The CAREER Award is one of the "most prestigious awards in support of the early career-development activities of those teacher-scholars who most effectively integrate research and education within the context of their organization's mission," according to the NSF.

Peng Wang is an assistant professor in the Department of Electrical and Computer Engineering, with a joint appointment in the Department of Mechanical Engineering, and holds the Robley D. Evans Faculty Fellowship in Electrical Engineering. Wang has received an NSF CAREER award for his project titled, “Transforming Machine Learning Models Developed in Labs to Manufacturing Plants for In-Process Quality Prediction." This project will explore new machine learning methodology, and if successful, will accelerate the deployment of artificial intelligence in manufacturing plants. 

Abstract: Recent advances in areas such as automation, data science, and artificial intelligence, are creating new opportunities for advanced manufacturing. However, most machine learning-based solutions are developed in lab environments, which require extensive model tuning and expensive data labeling to be implemented in manufacturing plants. The technical barrier arises from the major discrepancies in the amount, distributions, veracity, and modality between lab and plant data. This Faculty Early Career Development (CAREER) award will investigate new machine learning methodology to make machine learning generalizable and deployable. If successful, the project will accelerate the deployment of artificial intelligence in manufacturing plants and lower the entrance barrier to Industry 4.0 for small and medium manufacturers.

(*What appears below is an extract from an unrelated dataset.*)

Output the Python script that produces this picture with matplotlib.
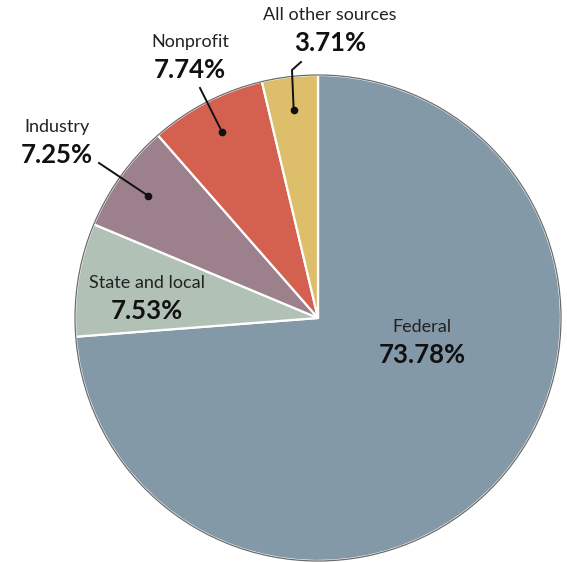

This project is also expected to contribute to the development of new manufacturing workforce by engaging middle/high school students and local industries. 

This project aims to develop a machine learning architecture with expandable modules to learn from massive unlabeled data streaming and adapt to dynamically changing manufacturing conditions in plants. The lab-to-plant transformation will be realized upon testing two scientific hypotheses: (1) a generic model for characterizing massive unlabeled data can effectively learn the similarities of plant data; (2) an established model can be fully adapted to unseen but related scenarios with limited tuning. A transformer architecture-based novel machine learning framework will be configured to simultaneously realize: i) task-agnostic self-supervised contrastive learning from massive plant data for multi-level data characterization; ii) normalizing flow for building one-to-one mapping between sensing data toward virtual sensing data generation in plants for improved quality prediction; and iii) prompt model turning for effectively and efficiently adapting models between different manufacturing conditions. If successful, this project will enable generalizable, deployment-ready machine learning solutions that will be readily scalable for a broad scope of manufacturing applications and help U.S. manufacturers adopt smart manufacturing technologies at an accelerated pace.